An English Landscape, Transplanted

After the Maratha empire fell in 1819, the British acquired Mahabaleshwar from the Raja of Satara in exchange for other villages. Colonel Lodwick climbed the mountains and recommended the place as a sanatorium, and Governor Sir John Malcolm lent his name to the settlement -- old records still call one part of town Malcolm Peth. By the mid-1800s, Mahabaleshwar had become the summer capital of the Bombay Presidency. The colonists set about remaking the landscape in their image. Venna Lake was constructed in 1842 to collect spring water. Libraries, theatres, boating facilities, and sports grounds appeared. European flora was planted -- including the strawberries that would outlast British rule by more than a century. British wives spent extended months here to be near their children at boarding schools in Mahabaleshwar and nearby Panchgani, and the hill station developed the social rhythms of a small English town transplanted to the tropics.

Monsoon Country

Mahabaleshwar's relationship with rain is extreme. The town has been called a candidate for the wettest place on Earth, a title officially held by Cherrapunji. During July, ten to twelve consecutive days of unbroken rainfall are routine. In August 2019, the town recorded enough rain in a single 24-hour period to trigger landslides. In 2018, temperatures around Venna Lake dropped low enough to produce ice and ground frost -- unusual for a location in tropical Maharashtra. The climate is classified as borderline tropical monsoon and humid subtropical, a technical way of saying that the weather here is governed by two seasons: the months when it rains as if the sky has opened, and the months when the air is cool and startlingly clear. It is this second season that drew the British and continues to draw tourists today.

Viewpoints and Vanishing Mists

The plateau is ringed with scenic lookout points named for the colonial officials who favored them: Arthur Seat, Elphinstone Point, Bombay Point, Kate's Point.

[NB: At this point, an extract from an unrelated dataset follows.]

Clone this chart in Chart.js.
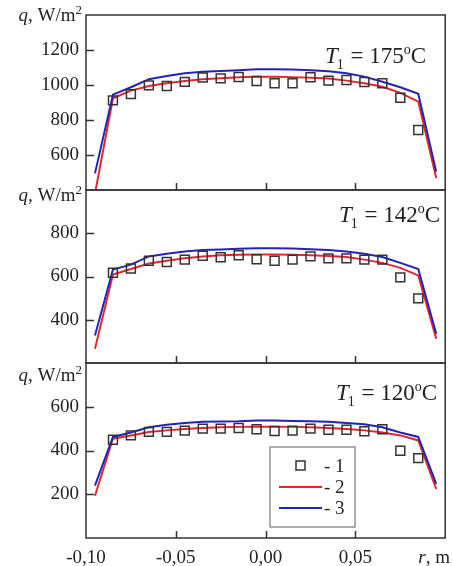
<!DOCTYPE html>
<html>
<head>
  <title>Heat flux profiles</title>
  <script src="https://cdn.jsdelivr.net/npm/chart.js"></script>
  <style>
    body { margin: 0; background: #fff; }
    #wrap { position: relative; width: 453px; height: 566px; }
    canvas { position: absolute; left: 0; }
  </style>
</head>
<body>
  <div id="wrap">
    <canvas id="c1" width="453" height="200" style="top:0px"></canvas>
    <canvas id="c2" width="453" height="193" style="top:180px"></canvas>
    <canvas id="c3" width="453" height="213" style="top:353px"></canvas>
  </div>

  <script>
    // radial positions (m)
    const rExp = [-0.085, -0.075, -0.065, -0.055, -0.045, -0.035, -0.025, -0.015, -0.005,
                  0.005, 0.015, 0.025, 0.035, 0.045, 0.055, 0.065, 0.075, 0.085];
    const rCalc = [-0.095, -0.085, -0.075, -0.065, -0.055, -0.045, -0.035, -0.025, -0.015, -0.005,
                   0.005, 0.015, 0.025, 0.035, 0.045, 0.055, 0.065, 0.075, 0.085, 0.095];

    // T1 = 175 C
    const exp175 = [912, 948, 998, 994, 1018, 1043, 1038, 1046, 1023, 1010, 1010, 1044, 1025, 1029, 1017, 1010, 927, 743];
    const red175 = [380, 924, 968, 994, 1010, 1023, 1033, 1038, 1044, 1047, 1047, 1045, 1042, 1037, 1025, 1010, 990, 955, 905, 468];
    const blue175 = [495, 945, 987, 1033, 1051, 1067, 1076, 1080, 1084, 1090, 1090, 1088, 1084, 1078, 1067, 1048, 1019, 987, 950, 505];

    // T1 = 142 C
    const exp142 = [617, 637, 673, 667, 678, 696, 689, 698, 680, 673, 678, 693, 684, 684, 678, 678, 596, 499];
    const red142 = [266, 609, 635, 660, 673, 684, 693, 698, 701, 702, 702, 701, 698, 695, 690, 678, 663, 640, 605, 312];
    const blue142 = [327, 632, 655, 693, 705, 716, 722, 725, 728, 731, 731, 729, 726, 722, 716, 705, 690, 663, 635, 335];

    // T1 = 120 C
    const exp120 = [449, 469, 485, 485, 491, 500, 500, 503, 497, 489, 491, 500, 495, 495, 488, 497, 399, 365];
    const red120 = [193, 454, 469, 485, 492, 498, 503, 506, 508, 509, 509, 508, 506, 503, 498, 492, 482, 469, 446, 224];
    const blue120 = [239, 462, 482, 506, 518, 526, 531, 533, 534, 537, 537, 535, 534, 531, 526, 520, 506, 482, 462, 247];

    const xTicks = [-0.05, 0, 0.05];
    const serif = "'Liberation Serif', 'DejaVu Serif', serif";
    const ink = '#333';

    function pts(xs, ys) {
      return xs.map((x, i) => ({ x: x, y: ys[i] }));
    }

    // draws the frame, inward ticks and the text labels
    const framePlugin = {
      id: 'frame',
      afterDraw(chart, args, opts) {
        const ctx = chart.ctx;
        const a = chart.chartArea;
        const xs = chart.scales.x, ys = chart.scales.y;
        ctx.save();
        ctx.strokeStyle = ink;
        ctx.lineWidth = 1.5;
        ctx.strokeRect(a.left, a.top, a.right - a.left, a.bottom - a.top);

        ctx.beginPath();
        xTicks.forEach(v => {
          const px = Math.round(xs.getPixelForValue(v)) + 0.5;
          ctx.moveTo(px, a.bottom);
          ctx.lineTo(px, a.bottom - 7);
        });
        opts.yTicks.forEach(v => {
          const py = Math.round(ys.getPixelForValue(v)) + 0.5;
          ctx.moveTo(a.left, py);
          ctx.lineTo(a.left + 8, py);
        });
        ctx.stroke();

        ctx.fillStyle = '#222';
        ctx.textBaseline = 'alphabetic';

        // axis title q, W/m2
        let y = a.top + opts.qDy;
        ctx.textAlign = 'left';
        const rest = ', W/m';
        ctx.font = 'italic 19px ' + serif;
        const wq = ctx.measureText('q').width;
        ctx.font = '19px ' + serif;
        const wr = ctx.measureText(rest).width;
        ctx.font = '13px ' + serif;
        const w2 = ctx.measureText('2').width;
        let x0 = 82 - (wq + wr + w2);
        ctx.font = 'italic 19px ' + serif;
        ctx.fillText('q', x0, y);
        ctx.font = '19px ' + serif;
        ctx.fillText(rest, x0 + wq, y);
        ctx.font = '13px ' + serif;
        ctx.fillText('2', x0 + wq + wr, y - 7);

        // temperature label
        let tx = opts.tx, ty = a.top + opts.tDy;
        ctx.font = 'italic 23px ' + serif;
        ctx.fillText('T', tx, ty);
        tx += ctx.measureText('T').width;
        ctx.font = '14px ' + serif;
        ctx.fillText('1', tx - 1, ty + 6);
        tx += ctx.measureText('1').width;
        ctx.font = '23px ' + serif;
        const s = ' = ' + opts.temp;
        ctx.fillText(s, tx, ty);
        tx += ctx.measureText(s).width;
        ctx.font = '14px ' + serif;
        ctx.fillText('o', tx, ty - 9);
        tx += ctx.measureText('o').width;
        ctx.font = '23px ' + serif;
        ctx.fillText('C', tx, ty);

        if (opts.axisR) {
          ctx.textAlign = 'right';
          ctx.font = '19px ' + serif;
          const wm = ctx.measureText(', m').width;
          ctx.fillText(', m', 450, a.bottom + 25);
          ctx.font = 'italic 19px ' + serif;
          ctx.fillText('r', 450 - wm, a.bottom + 25);
        }

        if (opts.legend) {
          const lx = 270, ly = a.top + 84, lw = 85, lh = 80;
          ctx.fillStyle = '#fff';
          ctx.fillRect(lx, ly, lw, lh);
          ctx.strokeStyle = '#777';
          ctx.lineWidth = 1.2;
          ctx.strokeRect(lx, ly, lw, lh);
          ctx.strokeStyle = ink;
          ctx.lineWidth = 1.5;
          ctx.strokeRect(296, ly + 14, 9, 9);
          ctx.lineWidth = 2.2;
          ctx.strokeStyle = '#e3262b';
          ctx.beginPath(); ctx.moveTo(279, ly + 40); ctx.lineTo(322, ly + 40); ctx.stroke();
          ctx.strokeStyle = '#2424b4';
          ctx.beginPath(); ctx.moveTo(279, ly + 61); ctx.lineTo(322, ly + 61); ctx.stroke();
          ctx.fillStyle = '#222';
          ctx.textAlign = 'left';
          ctx.font = '19px ' + serif;
          ctx.fillText('- 1', 324, ly + 25);
          ctx.fillText('- 2', 324, ly + 46);
          ctx.fillText('- 3', 324, ly + 67);
        }
        ctx.restore();
      }
    };

    function makeChart(id, exp, red, blue, yMin, yMax, pad, frame, showX) {
      return new Chart(document.getElementById(id), {
        type: 'line',
        data: {
          datasets: [
            {
              label: '1',
              data: pts(rExp, exp),
              showLine: false,
              pointStyle: 'rect',
              pointRadius: 6.3,
              pointBorderWidth: 1.5,
              borderColor: ink,
              backgroundColor: 'rgba(0,0,0,0)',
              order: 0,
            },
            {
              label: '2',
              data: pts(rCalc, red),
              borderColor: '#e3262b',
              borderWidth: 2,
              pointRadius: 0,
              tension: 0,
              fill: false,
              order: 2,
            },
            {
              label: '3',
              data: pts(rCalc, blue),
              borderColor: '#2424b4',
              borderWidth: 2,
              pointRadius: 0,
              tension: 0,
              fill: false,
              order: 1,
            },
          ],
        },
        options: {
          responsive: false,
          animation: false,
          layout: { padding: pad },
          plugins: { legend: { display: false }, tooltip: { enabled: false }, frame: frame },
          scales: {
            x: {
              type: 'linear',
              min: -0.1,
              max: 0.1,
              display: showX,
              grid: { display: false, drawTicks: false },
              border: { display: false },
              afterFit: s => {
                s.height = showX ? 28 : 0;
                s.paddingLeft = 0; s.paddingRight = 0;
              },
              ticks: {
                stepSize: 0.05,
                autoSkip: false,
                maxRotation: 0,
                padding: 9,
                color: '#222',
                font: { family: serif, size: 19 },
                callback: v => (v > 0.09 ? '' : v.toFixed(2).replace('.', ',')),
              },
            },
            y: {
              min: yMin,
              max: yMax,
              grid: { display: false, drawTicks: false },
              border: { display: false },
              afterFit: s => {
                s.width = 86;
                s.paddingTop = 0; s.paddingBottom = 0;
              },
              ticks: {
                stepSize: 200,
                padding: 7,
                color: '#222',
                font: { family: serif, size: 19 },
                callback: v => (v === yMin || v === yMax ? '' : v),
              },
            },
          },
        },
        plugins: [framePlugin],
      });
    }

    makeChart('c1', exp175, red175, blue175, 400, 1400,
      { left: 0, right: 3, top: 15, bottom: 10 },
      { yTicks: [600, 800, 1000, 1200], qDy: 6, tx: 325, tDy: 48, temp: '175' }, false);

    makeChart('c2', exp142, red142, blue142, 200, 1000,
      { left: 0, right: 3, top: 10, bottom: 10 },
      { yTicks: [400, 600, 800], qDy: 11, tx: 339, tDy: 32, temp: '142' }, false);

    makeChart('c3', exp120, red120, blue120, 0, 800,
      { left: 0, right: 3, top: 10, bottom: 0 },
      { yTicks: [200, 400, 600], qDy: 18, tx: 336, tDy: 37, temp: '120', axisR: true, legend: true }, true);
  </script>
</body>
</html>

Wilson Point, at 1,439 meters the highest spot in Mahabaleshwar, is the only vantage from which both sunrise and sunset are visible. Named after Leslie Wilson, Governor of the Bombay Presidency from 1923 to 1928, it offers views that stretch across layers of forested ridges dissolving into haze. Below the plateau, the Lingmala waterfall drops through jungle. At Old Mahabaleshwar, the Mahadeo temple -- source of the five rivers -- still receives pilgrims who come to see water emerge from carved stone spouts. The town has also served as a backdrop for Indian cinema, from Raj Kapoor's Barsaat in 1949 to scenes in the blockbuster RRR in 2022. Raj Bhavan, the summer residence of Maharashtra's governor, remains in use, a surviving thread from the Presidency era.

From the Air

Mahabaleshwar is located at approximately 17.925N, 73.658E in the Western Ghats, on a broad plateau at around 1,400 meters elevation. From the air, the plateau is visible as an elevated green tableland bound by steep valleys. Venna Lake is a recognizable landmark. Nearest airports are Pune International (VAPO, 120 km northeast) and Chhatrapati Shivaji Maharaj International, Mumbai (VABB, 270 km northwest). The Pratapgad fort is visible on a nearby hilltop. Best viewed at 5,000-10,000 feet AGL. Heavy monsoon cloud cover limits visibility June through September.